California’s agricultural economy is facing a period of intense labor market disruption as of April 22, 2026, driven by a combination of federal immigration enforcement actions and significant structural changes to the H-2A foreign worker program. Reports from major farming regions, including the Central Valley and the Central Coast, indicate that a series of recent policy shifts and worksite raids have led to substantial crop losses and a contraction in farmworker income.

The U.S. Department of Labor recently implemented an interim final rule that fundamentally altered the calculation of the Adverse Effect Wage Rate (AEWR), the minimum wage standard for H-2A visa holders. In California, where the AEWR previously stood at $19.97 per hour, the new methodology has reduced the base rate to approximately $16.45. Furthermore, new provisions allow employers to deduct housing fees of up to $3.00 per hour worked. When these deductions are applied, the effective hourly pay for many guest workers falls to $13.45, which is significantly below California’s statutory minimum wage of $16.90.

Simultaneously, intensified enforcement by U.S. Immigration and Customs Enforcement (ICE) has targeted key agricultural hubs. High-profile raids in Kern, Fresno, and Ventura counties have disrupted peak harvest activities for labor-intensive crops such as strawberries and leafy greens. Early research quantifying the impact in the Oxnard region alone estimates direct crop losses between $3 billion and $7 billion.
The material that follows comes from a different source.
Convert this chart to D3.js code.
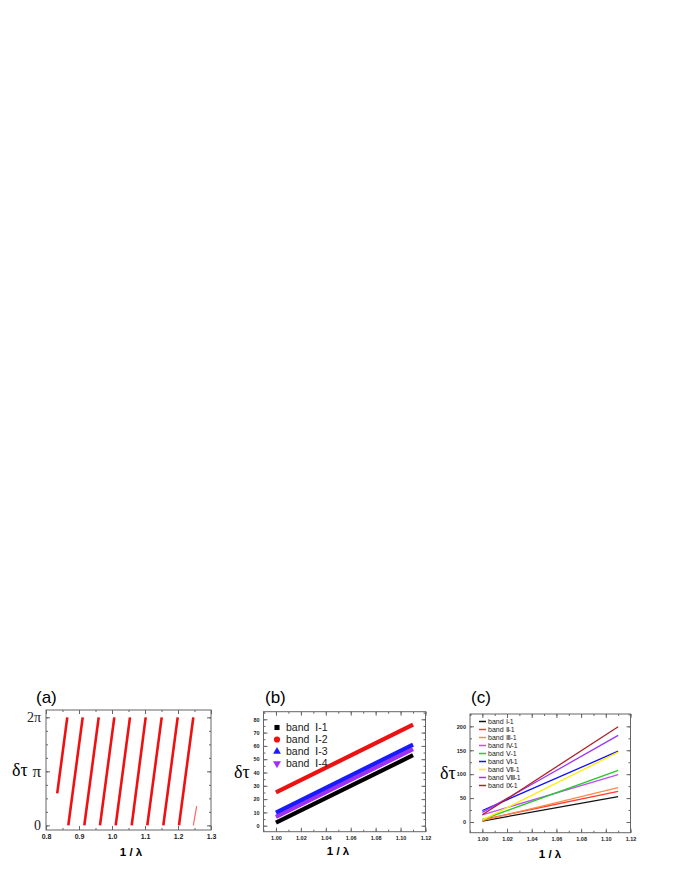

Agricultural associations report that fear of enforcement has caused a broader chilling effect, with approximately 15% of the workforce absent from fields due to concerns over potential detention and deportation.

The economic consequences extend beyond the immediate loss of unharvested produce. Analysts estimate that the reduction in H-2A wages will result in a total loss of $4.4 billion to $5.4 billion in annual farmworker earnings, representing a 10% to 12% decrease in total taxable income for the sector. This contraction has begun to impact resident workers as well. As farming operations scale back production or shift to less labor-intensive commodities to mitigate risk, secondary job losses have been reported in the packing, logistics, and maintenance sectors.

Legal and legislative challenges to these federal actions are currently underway. The United Farm Workers (UFW) filed a lawsuit in the U.S. District Court for the Eastern District of California, arguing that the wage cuts constitute an illegal transfer of wealth from workers to employers. In Sacramento, Assemblymember Maggy Krell has introduced legislation to establish a state-level agricultural minimum wage of $19.75 to offset the federal cuts, though the measure would not take effect until 2027. For now, industry groups like the California Farm Bureau warn that the current labor instability threatens the long-term viability of specialty crop production in the state.